Throughout the film, the music is thick, not only in the studio but also in the essence of each character. While waiting to begin recording, Rainey speaks of the constant music within her head, saying, “White folks don’t understand about the blues. They hear it come out, but they don’t know how it got there. They don’t understand that’s life’s way of talking.” In this, Rainey’s dependence on the blues is clear. The band members are skilled and often quarrel about their views on music, whether that be as a love or job. Levee is a character stuffed with symphony — his distinct, belligerent, and passionate way of speaking is coupled with his confident musical improvisation. Even Dussie Mae (Taylour Paige), Rainey’s girlfriend, must constantly be dragged away from the microphone as she lusts after a life of performance. It seemed to me as if there is not only music in the script, but also in the blood of the characters.

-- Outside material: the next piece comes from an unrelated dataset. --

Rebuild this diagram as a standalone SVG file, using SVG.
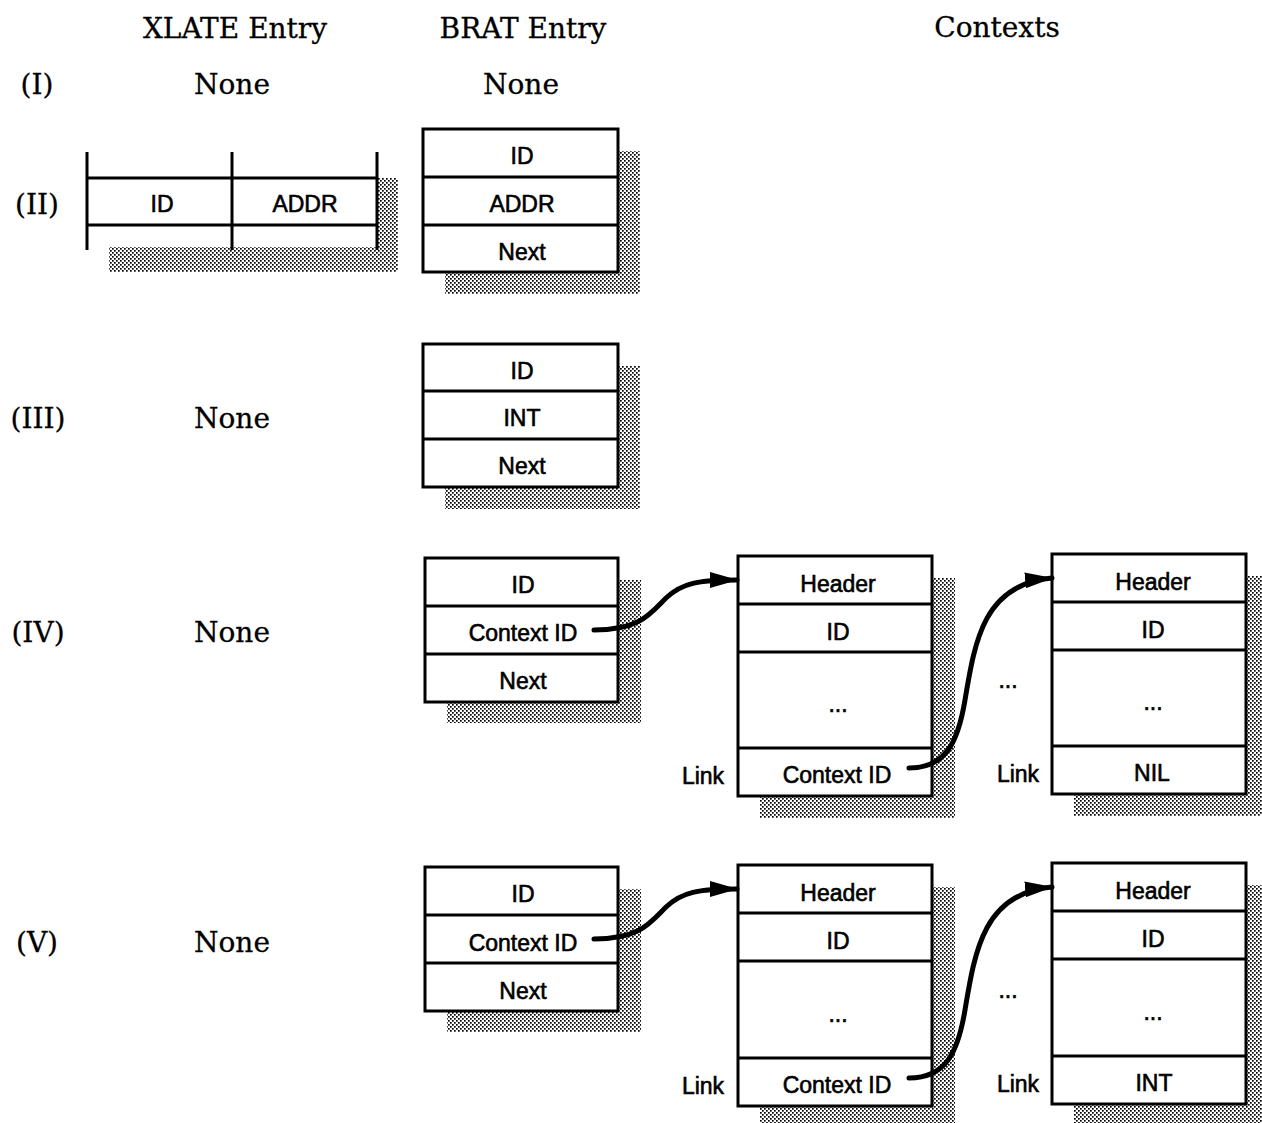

The score of the film constantly plays in the distance, almost as if the band could be heard practicing at all times. Alternatively, silence is utilized during scenes of great tension, such as Levee’s frequent breakdowns. This control of music is extremely effective in creating great feelings of anxiety. Wolfe even ventures to put Wilson’s monologues to music. Take, for example, Toledo’s oration about stew: “The problem ain’t with the white man. The white man knows you just a leftover. ‘Cause he the one who done the eating and he know what he done ate. But we don’t know that we been took and made history out of.” In the film adaptation, Toledo’s hands dance across the keys of the piano as he speaks these lines, and the heartbreaking truth of his words come as smooth as honey.

This emphasis on the auditory aspect of the script opens the audience to the concept of music as storytelling and the importance of oral language as a telling of black history. Many black artists I admire have utilized this same concept in their work–take Langston Hughes and Zora Neale Hurston, for example. By setting much of the film to the rhythm of the characters’ theatre-reminiscent speech patterns and the background of distant song, Wolfe emulates the significance of blues in the history of black Americans while maintaining the original intentions of Wilson’s script. Wolfe’s theatre background and genuine appreciation for Wilson’s groundbreaking play is apparent in his adaptation of Ma Rainey’s Black Bottom, as the film’s historical truth and musically driven storyline reveals the raw struggle of black Americans that is all too difficult to ignore.